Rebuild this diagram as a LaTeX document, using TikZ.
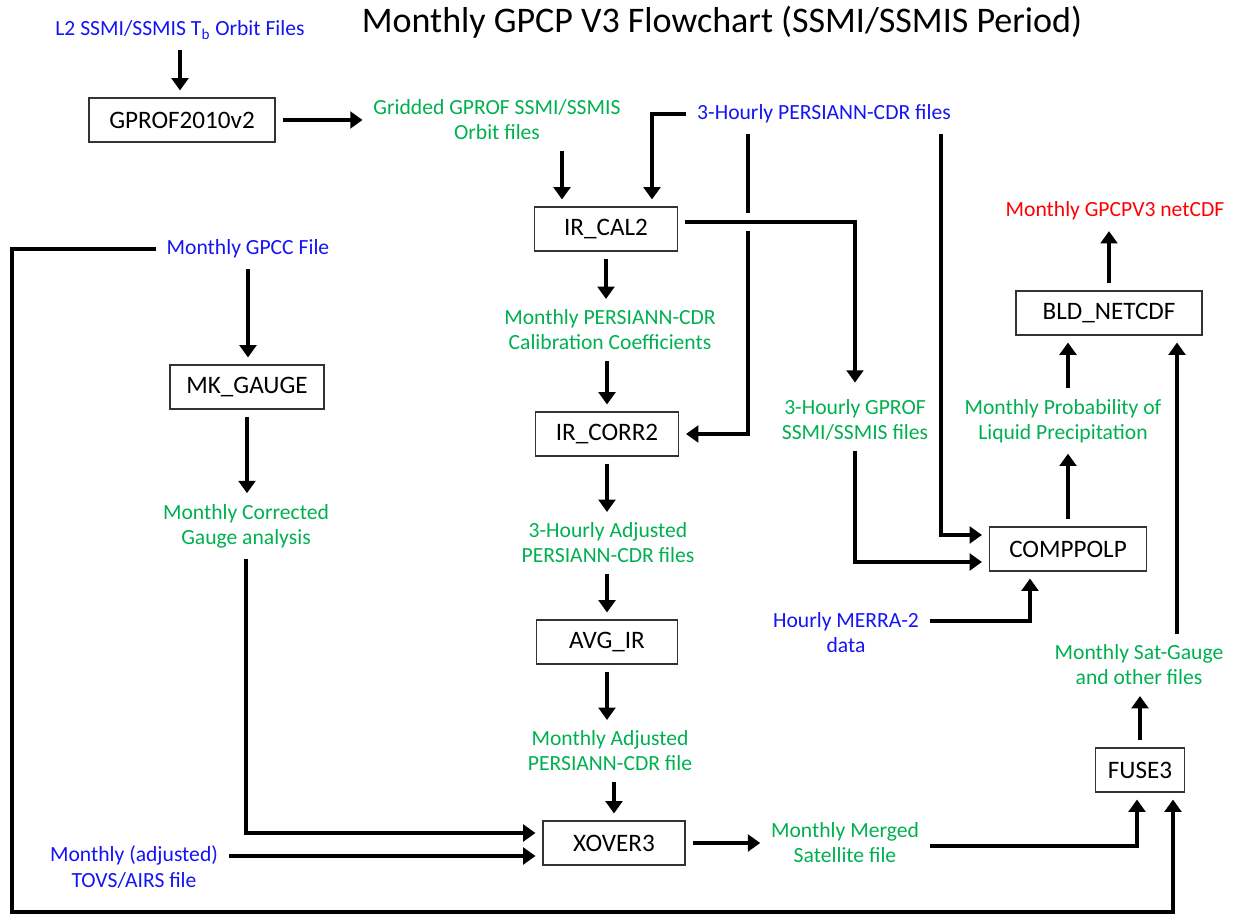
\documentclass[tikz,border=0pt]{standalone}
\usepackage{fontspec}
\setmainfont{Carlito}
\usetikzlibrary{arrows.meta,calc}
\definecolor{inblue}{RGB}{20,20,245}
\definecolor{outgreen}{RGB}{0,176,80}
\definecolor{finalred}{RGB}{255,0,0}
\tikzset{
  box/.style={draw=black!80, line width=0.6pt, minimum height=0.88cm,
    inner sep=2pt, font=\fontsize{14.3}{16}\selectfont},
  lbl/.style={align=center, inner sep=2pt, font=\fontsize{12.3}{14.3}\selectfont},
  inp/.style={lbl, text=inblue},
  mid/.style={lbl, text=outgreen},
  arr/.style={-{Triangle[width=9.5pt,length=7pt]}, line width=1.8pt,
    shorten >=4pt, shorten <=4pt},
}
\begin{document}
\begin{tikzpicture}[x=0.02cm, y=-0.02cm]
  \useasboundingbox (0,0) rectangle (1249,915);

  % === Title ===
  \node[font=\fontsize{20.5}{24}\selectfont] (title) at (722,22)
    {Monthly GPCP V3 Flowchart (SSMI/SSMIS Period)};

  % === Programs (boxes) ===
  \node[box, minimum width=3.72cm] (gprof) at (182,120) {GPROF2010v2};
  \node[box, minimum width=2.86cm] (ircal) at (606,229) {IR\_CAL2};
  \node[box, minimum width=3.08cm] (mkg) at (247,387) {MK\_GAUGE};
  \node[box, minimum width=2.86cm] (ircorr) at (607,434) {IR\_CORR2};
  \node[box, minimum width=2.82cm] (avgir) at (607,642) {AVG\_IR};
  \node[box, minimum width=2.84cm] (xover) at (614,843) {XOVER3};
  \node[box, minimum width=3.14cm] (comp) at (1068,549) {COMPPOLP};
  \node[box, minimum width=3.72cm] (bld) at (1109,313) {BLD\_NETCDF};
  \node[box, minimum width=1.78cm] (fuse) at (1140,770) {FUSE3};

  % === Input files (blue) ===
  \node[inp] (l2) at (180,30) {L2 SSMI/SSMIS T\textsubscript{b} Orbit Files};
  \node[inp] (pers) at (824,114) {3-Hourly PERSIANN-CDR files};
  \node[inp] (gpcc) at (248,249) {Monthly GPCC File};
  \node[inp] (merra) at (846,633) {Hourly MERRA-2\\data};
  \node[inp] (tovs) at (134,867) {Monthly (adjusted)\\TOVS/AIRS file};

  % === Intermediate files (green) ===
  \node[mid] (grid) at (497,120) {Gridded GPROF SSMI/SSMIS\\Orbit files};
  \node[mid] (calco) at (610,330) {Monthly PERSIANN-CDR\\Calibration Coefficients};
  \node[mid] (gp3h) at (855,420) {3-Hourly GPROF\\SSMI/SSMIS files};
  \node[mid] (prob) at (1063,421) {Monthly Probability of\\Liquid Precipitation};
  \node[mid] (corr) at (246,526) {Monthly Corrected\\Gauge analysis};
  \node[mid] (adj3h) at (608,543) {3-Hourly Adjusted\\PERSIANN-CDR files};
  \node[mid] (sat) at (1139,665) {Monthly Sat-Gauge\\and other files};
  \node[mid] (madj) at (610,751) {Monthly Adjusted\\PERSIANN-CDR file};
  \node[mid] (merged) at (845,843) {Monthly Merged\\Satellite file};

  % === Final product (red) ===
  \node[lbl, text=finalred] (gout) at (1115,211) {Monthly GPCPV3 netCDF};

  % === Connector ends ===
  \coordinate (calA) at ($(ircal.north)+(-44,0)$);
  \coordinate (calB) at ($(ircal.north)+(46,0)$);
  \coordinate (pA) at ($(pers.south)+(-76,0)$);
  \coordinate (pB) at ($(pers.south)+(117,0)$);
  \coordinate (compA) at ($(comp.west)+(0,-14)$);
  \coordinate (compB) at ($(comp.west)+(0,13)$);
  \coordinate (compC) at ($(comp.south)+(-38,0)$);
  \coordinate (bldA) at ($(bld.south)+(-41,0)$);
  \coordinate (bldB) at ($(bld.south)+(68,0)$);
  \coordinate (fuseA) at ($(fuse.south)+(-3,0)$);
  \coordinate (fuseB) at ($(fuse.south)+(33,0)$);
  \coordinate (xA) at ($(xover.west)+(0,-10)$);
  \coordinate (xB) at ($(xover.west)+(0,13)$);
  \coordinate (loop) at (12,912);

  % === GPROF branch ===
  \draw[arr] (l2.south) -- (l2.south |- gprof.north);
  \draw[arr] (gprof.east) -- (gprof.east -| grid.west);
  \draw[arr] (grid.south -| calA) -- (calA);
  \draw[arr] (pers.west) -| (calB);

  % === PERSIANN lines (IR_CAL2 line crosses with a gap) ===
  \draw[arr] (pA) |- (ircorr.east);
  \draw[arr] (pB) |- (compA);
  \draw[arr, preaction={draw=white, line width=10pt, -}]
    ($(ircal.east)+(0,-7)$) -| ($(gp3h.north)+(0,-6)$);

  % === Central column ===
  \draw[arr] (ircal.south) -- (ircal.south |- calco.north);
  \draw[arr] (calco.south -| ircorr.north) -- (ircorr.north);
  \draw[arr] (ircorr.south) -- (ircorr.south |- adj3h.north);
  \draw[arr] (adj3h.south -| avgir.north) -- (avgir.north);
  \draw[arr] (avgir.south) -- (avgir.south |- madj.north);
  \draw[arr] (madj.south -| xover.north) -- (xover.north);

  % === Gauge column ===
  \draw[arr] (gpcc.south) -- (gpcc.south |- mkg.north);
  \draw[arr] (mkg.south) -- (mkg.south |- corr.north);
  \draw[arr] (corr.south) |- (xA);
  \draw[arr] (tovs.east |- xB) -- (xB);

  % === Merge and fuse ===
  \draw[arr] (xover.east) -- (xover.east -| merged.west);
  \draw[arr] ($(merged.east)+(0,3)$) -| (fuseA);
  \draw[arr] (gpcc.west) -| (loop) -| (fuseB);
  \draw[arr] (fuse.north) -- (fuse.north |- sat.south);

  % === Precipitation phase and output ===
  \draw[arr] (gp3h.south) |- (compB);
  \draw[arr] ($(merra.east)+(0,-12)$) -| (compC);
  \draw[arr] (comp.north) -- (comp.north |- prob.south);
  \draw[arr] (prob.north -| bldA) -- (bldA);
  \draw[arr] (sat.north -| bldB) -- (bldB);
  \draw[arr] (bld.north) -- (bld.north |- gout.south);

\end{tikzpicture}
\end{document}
══════════
* WRITTEN EXERCISE:
Transcribe the whole listing exactly. Pictures stay out of your copy.

* ANSWER IN FULL:
Rebuild this diagram as a LaTeX document, using TikZ.
\documentclass[tikz,border=0pt]{standalone}
\usepackage{fontspec}
\setmainfont{Carlito}
\usetikzlibrary{arrows.meta,calc}
\definecolor{inblue}{RGB}{20,20,245}
\definecolor{outgreen}{RGB}{0,176,80}
\definecolor{finalred}{RGB}{255,0,0}
\tikzset{
  box/.style={draw=black!80, line width=0.6pt, minimum height=0.88cm,
    inner sep=2pt, font=\fontsize{14.3}{16}\selectfont},
  lbl/.style={align=center, inner sep=2pt, font=\fontsize{12.3}{14.3}\selectfont},
  inp/.style={lbl, text=inblue},
  mid/.style={lbl, text=outgreen},
  arr/.style={-{Triangle[width=9.5pt,length=7pt]}, line width=1.8pt,
    shorten >=4pt, shorten <=4pt},
}
\begin{document}
\begin{tikzpicture}[x=0.02cm, y=-0.02cm]
  \useasboundingbox (0,0) rectangle (1249,915);

  % === Title ===
  \node[font=\fontsize{20.5}{24}\selectfont] (title) at (722,22)
    {Monthly GPCP V3 Flowchart (SSMI/SSMIS Period)};

  % === Programs (boxes) ===
  \node[box, minimum width=3.72cm] (gprof) at (182,120) {GPROF2010v2};
  \node[box, minimum width=2.86cm] (ircal) at (606,229) {IR\_CAL2};
  \node[box, minimum width=3.08cm] (mkg) at (247,387) {MK\_GAUGE};
  \node[box, minimum width=2.86cm] (ircorr) at (607,434) {IR\_CORR2};
  \node[box, minimum width=2.82cm] (avgir) at (607,642) {AVG\_IR};
  \node[box, minimum width=2.84cm] (xover) at (614,843) {XOVER3};
  \node[box, minimum width=3.14cm] (comp) at (1068,549) {COMPPOLP};
  \node[box, minimum width=3.72cm] (bld) at (1109,313) {BLD\_NETCDF};
  \node[box, minimum width=1.78cm] (fuse) at (1140,770) {FUSE3};

  % === Input files (blue) ===
  \node[inp] (l2) at (180,30) {L2 SSMI/SSMIS T\textsubscript{b} Orbit Files};
  \node[inp] (pers) at (824,114) {3-Hourly PERSIANN-CDR files};
  \node[inp] (gpcc) at (248,249) {Monthly GPCC File};
  \node[inp] (merra) at (846,633) {Hourly MERRA-2\\data};
  \node[inp] (tovs) at (134,867) {Monthly (adjusted)\\TOVS/AIRS file};

  % === Intermediate files (green) ===
  \node[mid] (grid) at (497,120) {Gridded GPROF SSMI/SSMIS\\Orbit files};
  \node[mid] (calco) at (610,330) {Monthly PERSIANN-CDR\\Calibration Coefficients};
  \node[mid] (gp3h) at (855,420) {3-Hourly GPROF\\SSMI/SSMIS files};
  \node[mid] (prob) at (1063,421) {Monthly Probability of\\Liquid Precipitation};
  \node[mid] (corr) at (246,526) {Monthly Corrected\\Gauge analysis};
  \node[mid] (adj3h) at (608,543) {3-Hourly Adjusted\\PERSIANN-CDR files};
  \node[mid] (sat) at (1139,665) {Monthly Sat-Gauge\\and other files};
  \node[mid] (madj) at (610,751) {Monthly Adjusted\\PERSIANN-CDR file};
  \node[mid] (merged) at (845,843) {Monthly Merged\\Satellite file};

  % === Final product (red) ===
  \node[lbl, text=finalred] (gout) at (1115,211) {Monthly GPCPV3 netCDF};

  % === Connector ends ===
  \coordinate (calA) at ($(ircal.north)+(-44,0)$);
  \coordinate (calB) at ($(ircal.north)+(46,0)$);
  \coordinate (pA) at ($(pers.south)+(-76,0)$);
  \coordinate (pB) at ($(pers.south)+(117,0)$);
  \coordinate (compA) at ($(comp.west)+(0,-14)$);
  \coordinate (compB) at ($(comp.west)+(0,13)$);
  \coordinate (compC) at ($(comp.south)+(-38,0)$);
  \coordinate (bldA) at ($(bld.south)+(-41,0)$);
  \coordinate (bldB) at ($(bld.south)+(68,0)$);
  \coordinate (fuseA) at ($(fuse.south)+(-3,0)$);
  \coordinate (fuseB) at ($(fuse.south)+(33,0)$);
  \coordinate (xA) at ($(xover.west)+(0,-10)$);
  \coordinate (xB) at ($(xover.west)+(0,13)$);
  \coordinate (loop) at (12,912);

  % === GPROF branch ===
  \draw[arr] (l2.south) -- (l2.south |- gprof.north);
  \draw[arr] (gprof.east) -- (gprof.east -| grid.west);
  \draw[arr] (grid.south -| calA) -- (calA);
  \draw[arr] (pers.west) -| (calB);

  % === PERSIANN lines (IR_CAL2 line crosses with a gap) ===
  \draw[arr] (pA) |- (ircorr.east);
  \draw[arr] (pB) |- (compA);
  \draw[arr, preaction={draw=white, line width=10pt, -}]
    ($(ircal.east)+(0,-7)$) -| ($(gp3h.north)+(0,-6)$);

  % === Central column ===
  \draw[arr] (ircal.south) -- (ircal.south |- calco.north);
  \draw[arr] (calco.south -| ircorr.north) -- (ircorr.north);
  \draw[arr] (ircorr.south) -- (ircorr.south |- adj3h.north);
  \draw[arr] (adj3h.south -| avgir.north) -- (avgir.north);
  \draw[arr] (avgir.south) -- (avgir.south |- madj.north);
  \draw[arr] (madj.south -| xover.north) -- (xover.north);

  % === Gauge column ===
  \draw[arr] (gpcc.south) -- (gpcc.south |- mkg.north);
  \draw[arr] (mkg.south) -- (mkg.south |- corr.north);
  \draw[arr] (corr.south) |- (xA);
  \draw[arr] (tovs.east |- xB) -- (xB);

  % === Merge and fuse ===
  \draw[arr] (xover.east) -- (xover.east -| merged.west);
  \draw[arr] ($(merged.east)+(0,3)$) -| (fuseA);
  \draw[arr] (gpcc.west) -| (loop) -| (fuseB);
  \draw[arr] (fuse.north) -- (fuse.north |- sat.south);

  % === Precipitation phase and output ===
  \draw[arr] (gp3h.south) |- (compB);
  \draw[arr] ($(merra.east)+(0,-12)$) -| (compC);
  \draw[arr] (comp.north) -- (comp.north |- prob.south);
  \draw[arr] (prob.north -| bldA) -- (bldA);
  \draw[arr] (sat.north -| bldB) -- (bldB);
  \draw[arr] (bld.north) -- (bld.north |- gout.south);

\end{tikzpicture}
\end{document}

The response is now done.